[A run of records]
::::::::::

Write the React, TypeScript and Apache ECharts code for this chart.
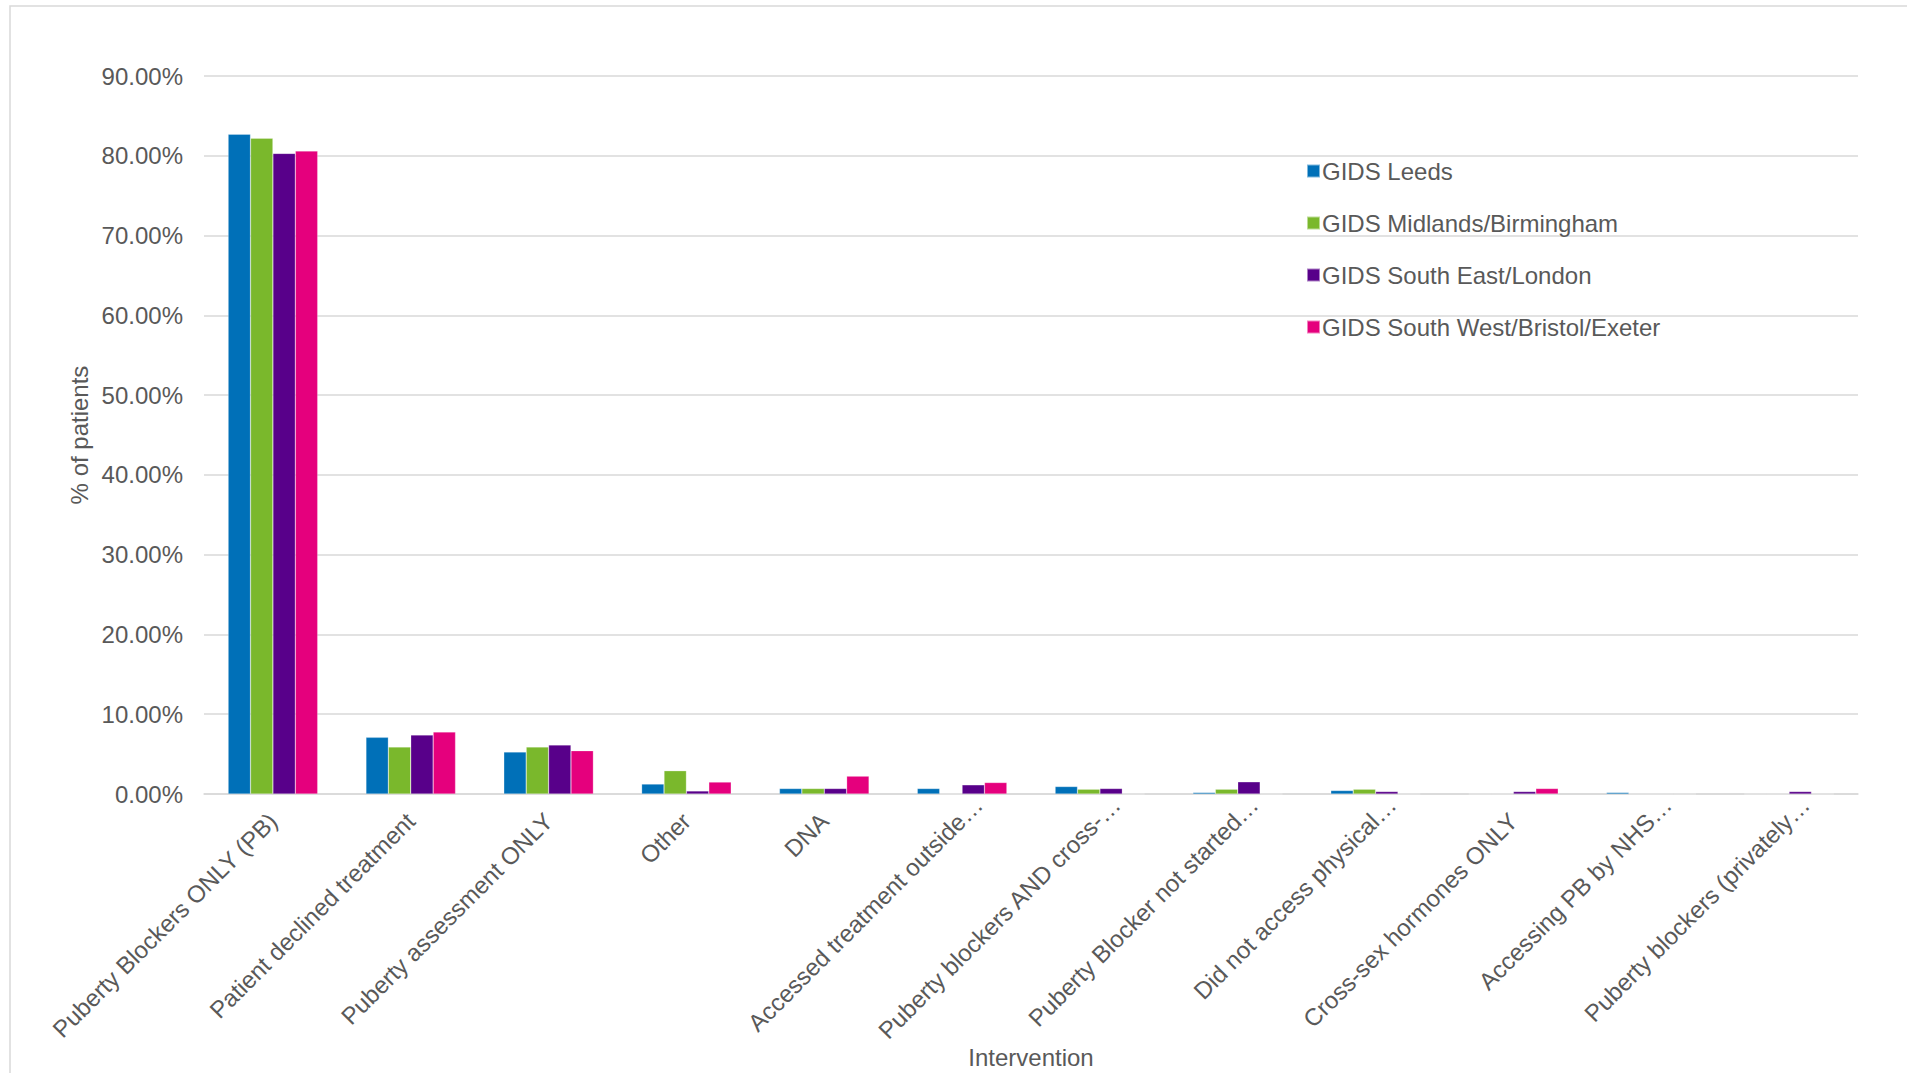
import React, { useEffect, useRef } from "react";
import * as echarts from "echarts";

const categories = [
  "Puberty Blockers ONLY (PB)",
  "Patient declined treatment",
  "Puberty assessment ONLY",
  "Other",
  "DNA",
  "Accessed treatment outside…",
  "Puberty blockers AND cross-…",
  "Puberty Blocker not started…",
  "Did not access physical…",
  "Cross-sex hormones ONLY",
  "Accessing PB by NHS…",
  "Puberty blockers (privately…",
];

const seriesNames = [
  "GIDS Leeds",
  "GIDS Midlands/Birmingham",
  "GIDS South East/London",
  "GIDS South West/Bristol/Exeter",
];

const leeds = [82.7, 7.1, 5.27, 1.25, 0.69, 0.69, 0.94, 0.19, 0.44, 0, 0.19, 0];
const midlands = [82.2, 5.9, 5.9, 2.92, 0.69, 0, 0.6, 0.6, 0.6, 0, 0, 0];
const southEast = [80.3, 7.4, 6.15, 0.38, 0.69, 1.15, 0.69, 1.53, 0.31, 0.31, 0, 0.31];
const southWest = [80.6, 7.78, 5.43, 1.5, 2.24, 1.44, 0, 0, 0, 0.69, 0, 0];

const colors = ["#0070b8", "#7ab82c", "#58008a", "#e5007d"];
const yTicks = { min: 0, max: 90, interval: 10 };

const FONT = "'Liberation Sans', Arial, sans-serif";
const GREY = "#595959";

export default function App() {
  const ref = useRef<HTMLDivElement>(null);
  useEffect(() => {
    if (!ref.current) return;
    const chart = echarts.init(ref.current, null, { renderer: "svg" });
    const data = [leeds, midlands, southEast, southWest];
    const xData = categories.map((c) =>
      c.endsWith("…") ? { value: c, textStyle: { padding: [0, -23, 0, 0] } } : c
    );
    chart.setOption({
      animation: false,
      backgroundColor: "#ffffff",
      textStyle: { fontFamily: FONT },
      graphic: [
        {
          type: "rect",
          shape: { x: 10, y: 6, width: 1920, height: 1100 },
          style: { fill: "none", stroke: "#d9d9d9", lineWidth: 1.5 },
          silent: true,
        },
      ],
      legend: {
        orient: "vertical",
        left: 1301,
        top: 153,
        itemWidth: 13,
        itemHeight: 13,
        itemGap: 26,
        icon: "rect",
        textStyle: { fontFamily: FONT, fontSize: 24, color: GREY, lineHeight: 26, padding: [0, 0, 0, -3] },
        data: seriesNames,
      },
      grid: { left: 204, right: 49, top: 76, bottom: 279, containLabel: false, outerBoundsMode: "none" },
      xAxis: {
        type: "category",
        data: xData,
        name: "Intervention",
        nameLocation: "middle",
        nameGap: 251,
        nameMoveOverlap: false,
        nameTextStyle: { fontFamily: FONT, fontSize: 24, color: GREY },
        axisLine: { lineStyle: { color: "#d9d9d9", width: 1.5 } },
        axisTick: { show: false },
        axisLabel: {
          rotate: 45,
          interval: 0,
          margin: 23,
          fontFamily: FONT,
          fontSize: 24,
          color: GREY,
        },
      },
      yAxis: {
        type: "value",
        min: yTicks.min,
        max: yTicks.max,
        interval: yTicks.interval,
        name: "% of patients",
        nameLocation: "middle",
        nameGap: 113,
        nameRotate: 90,
        nameMoveOverlap: false,
        nameTextStyle: { fontFamily: FONT, fontSize: 24, color: GREY },
        axisLine: { show: false },
        axisTick: { show: false },
        axisLabel: {
          margin: 21,
          fontFamily: FONT,
          fontSize: 24,
          color: GREY,
          formatter: (v: number) => v.toFixed(2) + "%",
        },
        splitLine: { lineStyle: { color: "#d9d9d9", width: 1.5 } },
      },
      series: seriesNames.map((name, i) => ({
        name,
        type: "bar",
        data: data[i],
        barGap: "0%",
        barCategoryGap: "35%",
        itemStyle: { color: colors[i], borderColor: "rgba(255,255,255,0.5)", borderWidth: 0.5 },
      })),
    });
    return () => chart.dispose();
  }, []);
  return (
    <div
      ref={ref}
      style={{ position: "fixed", left: 0, top: 0, width: 1907, height: 1073, background: "#fff" }}
    />
  );
}
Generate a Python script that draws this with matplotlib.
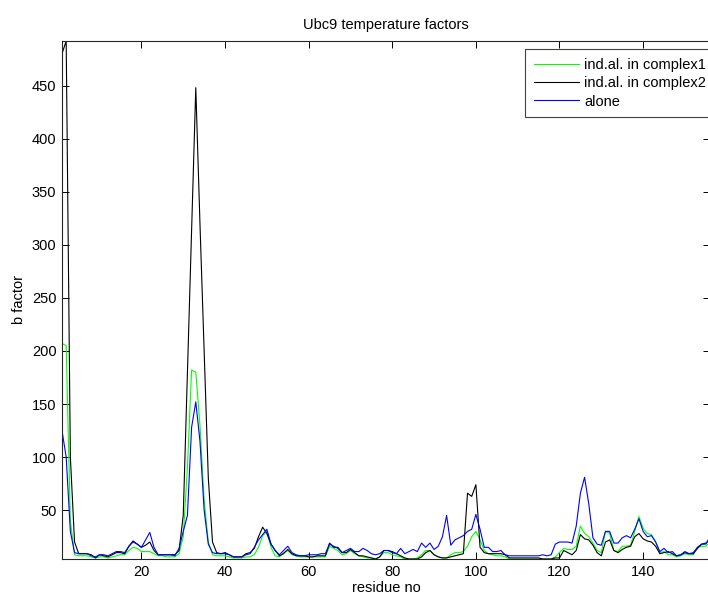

::::::::::

→ SET EXERCISE: Your task is to retype all the entries exactly and leave out any pictures.

→ SOLUTION TO THIS PROBLEM:
Write the React, TypeScript and Apache ECharts code for this chart.
import React, { useEffect, useRef } from "react";
import * as echarts from "echarts";

const categories = [
  "Puberty Blockers ONLY (PB)",
  "Patient declined treatment",
  "Puberty assessment ONLY",
  "Other",
  "DNA",
  "Accessed treatment outside…",
  "Puberty blockers AND cross-…",
  "Puberty Blocker not started…",
  "Did not access physical…",
  "Cross-sex hormones ONLY",
  "Accessing PB by NHS…",
  "Puberty blockers (privately…",
];

const seriesNames = [
  "GIDS Leeds",
  "GIDS Midlands/Birmingham",
  "GIDS South East/London",
  "GIDS South West/Bristol/Exeter",
];

const leeds = [82.7, 7.1, 5.27, 1.25, 0.69, 0.69, 0.94, 0.19, 0.44, 0, 0.19, 0];
const midlands = [82.2, 5.9, 5.9, 2.92, 0.69, 0, 0.6, 0.6, 0.6, 0, 0, 0];
const southEast = [80.3, 7.4, 6.15, 0.38, 0.69, 1.15, 0.69, 1.53, 0.31, 0.31, 0, 0.31];
const southWest = [80.6, 7.78, 5.43, 1.5, 2.24, 1.44, 0, 0, 0, 0.69, 0, 0];

const colors = ["#0070b8", "#7ab82c", "#58008a", "#e5007d"];
const yTicks = { min: 0, max: 90, interval: 10 };

const FONT = "'Liberation Sans', Arial, sans-serif";
const GREY = "#595959";

export default function App() {
  const ref = useRef<HTMLDivElement>(null);
  useEffect(() => {
    if (!ref.current) return;
    const chart = echarts.init(ref.current, null, { renderer: "svg" });
    const data = [leeds, midlands, southEast, southWest];
    const xData = categories.map((c) =>
      c.endsWith("…") ? { value: c, textStyle: { padding: [0, -23, 0, 0] } } : c
    );
    chart.setOption({
      animation: false,
      backgroundColor: "#ffffff",
      textStyle: { fontFamily: FONT },
      graphic: [
        {
          type: "rect",
          shape: { x: 10, y: 6, width: 1920, height: 1100 },
          style: { fill: "none", stroke: "#d9d9d9", lineWidth: 1.5 },
          silent: true,
        },
      ],
      legend: {
        orient: "vertical",
        left: 1301,
        top: 153,
        itemWidth: 13,
        itemHeight: 13,
        itemGap: 26,
        icon: "rect",
        textStyle: { fontFamily: FONT, fontSize: 24, color: GREY, lineHeight: 26, padding: [0, 0, 0, -3] },
        data: seriesNames,
      },
      grid: { left: 204, right: 49, top: 76, bottom: 279, containLabel: false, outerBoundsMode: "none" },
      xAxis: {
        type: "category",
        data: xData,
        name: "Intervention",
        nameLocation: "middle",
        nameGap: 251,
        nameMoveOverlap: false,
        nameTextStyle: { fontFamily: FONT, fontSize: 24, color: GREY },
        axisLine: { lineStyle: { color: "#d9d9d9", width: 1.5 } },
        axisTick: { show: false },
        axisLabel: {
          rotate: 45,
          interval: 0,
          margin: 23,
          fontFamily: FONT,
          fontSize: 24,
          color: GREY,
        },
      },
      yAxis: {
        type: "value",
        min: yTicks.min,
        max: yTicks.max,
        interval: yTicks.interval,
        name: "% of patients",
        nameLocation: "middle",
        nameGap: 113,
        nameRotate: 90,
        nameMoveOverlap: false,
        nameTextStyle: { fontFamily: FONT, fontSize: 24, color: GREY },
        axisLine: { show: false },
        axisTick: { show: false },
        axisLabel: {
          margin: 21,
          fontFamily: FONT,
          fontSize: 24,
          color: GREY,
          formatter: (v: number) => v.toFixed(2) + "%",
        },
        splitLine: { lineStyle: { color: "#d9d9d9", width: 1.5 } },
      },
      series: seriesNames.map((name, i) => ({
        name,
        type: "bar",
        data: data[i],
        barGap: "0%",
        barCategoryGap: "35%",
        itemStyle: { color: colors[i], borderColor: "rgba(255,255,255,0.5)", borderWidth: 0.5 },
      })),
    });
    return () => chart.dispose();
  }, []);
  return (
    <div
      ref={ref}
      style={{ position: "fixed", left: 0, top: 0, width: 1907, height: 1073, background: "#fff" }}
    />
  );
}
Generate a Python script that draws this with matplotlib.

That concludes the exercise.